The fourth metric matters most. A re-engagement program that reactivates customers who lapse again within 90 days has produced motion but not progress. The pattern usually indicates that the underlying disengagement cause was not addressed. The fix is in the broader retention program, not in the re-engagement messaging.

What does a healthy lapsed-customer cohort look like?

A healthy lapsed-customer program produces three observable patterns. The reactivation rate sits in the 8% to 25% range, depending on the lapse depth and the relationship category. The recovered LTV per reactivated customer matches or exceeds the LTV of a comparable new customer. The downstream retention curve for reactivated customers tracks within 10% to 20% of the curve for never-lapsed customers, indicating that the reactivation produced a real return rather than a temporary motion.

Brands publishing the strongest results across these patterns share a common architectural choice: personalized creative anchored on real customer history, delivered through on-demand rendering, with engagement signals feeding back to the CRM. The brands that try to run re-engagement on batch-and-blast templates produce single-digit reactivation rates and the same customers lapsing again the following quarter.

FAQ

How long should I keep emailing a lapsed customer before stopping? Most teams use a 90-day to 180-day re-engagement window, with explicit opt-out offered in the final message. The window depends on the typical purchase cycle for the category.

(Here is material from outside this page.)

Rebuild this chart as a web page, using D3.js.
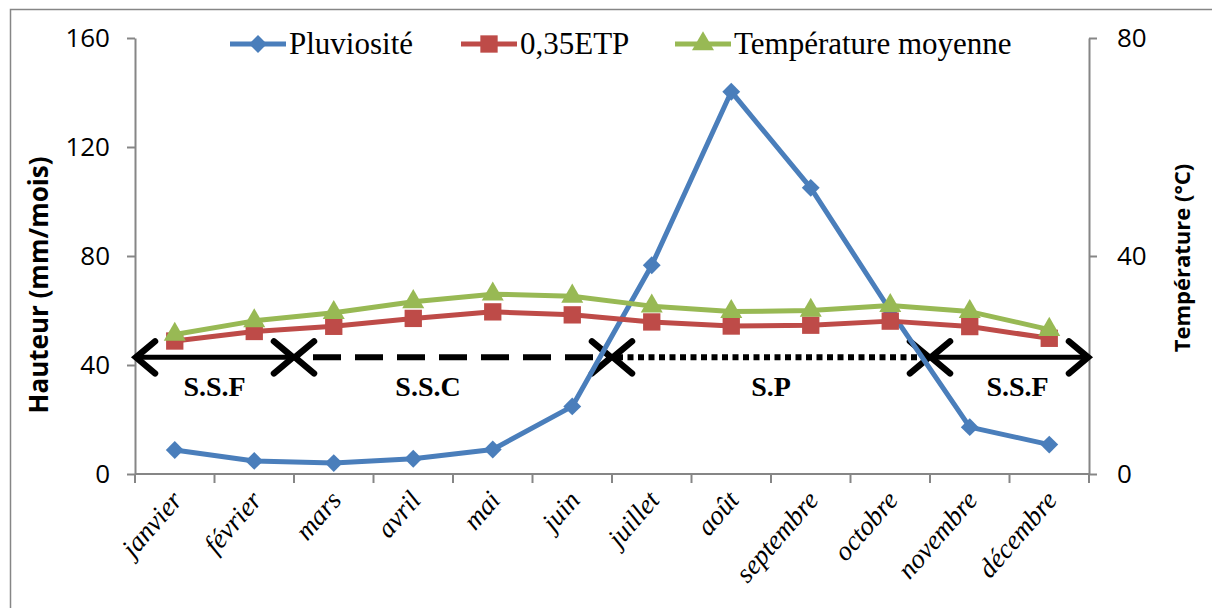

Should I offer a discount in re-engagement campaigns? Sometimes. A discount-first approach trains customers to wait for discounts. A recognition-first approach with a discount in step four if needed produces better long-term economics.

How does Blings support re-engagement programs? The platform powers the personalized video creative inside the re-engagement sequence. The Dynamic Master Template renders per customer on demand, with engagement events flowing back to the CRM for trigger logic updates.

What is the typical reactivation rate for personalized video re-engagement? Production data across the customer base shows reactivation rates two to four times the rate of standard discount-driven re-engagement emails.

Can re-engagement work for B2B customers? Yes. The mechanic transfers. The data spine shifts toward usage, engagement, and account-team interactions instead of purchase frequency, but the underlying recognition principle applies.

The takeaway

Lapsed customers are the most economically efficient audience most brands ignore. The recovery cost is multiples lower than acquisition. The relationship already exists. The barrier is usually that the brand’s standard re-engagement playbook treats lapsed customers as cold prospects rather than as people who once engaged. The fix is personalization anchored on real history, delivered through an architecture that does not require per-customer production. Wyndham, Habit Burger Grill, and Live Nation VIP all show what happens when re-engagement is built on recognition rather than discount.

The teams that take re-engagement seriously usually find that the recovered revenue rivals what their acquisition programs produce, at a fraction of the cost. The architecture is what makes that sustainable.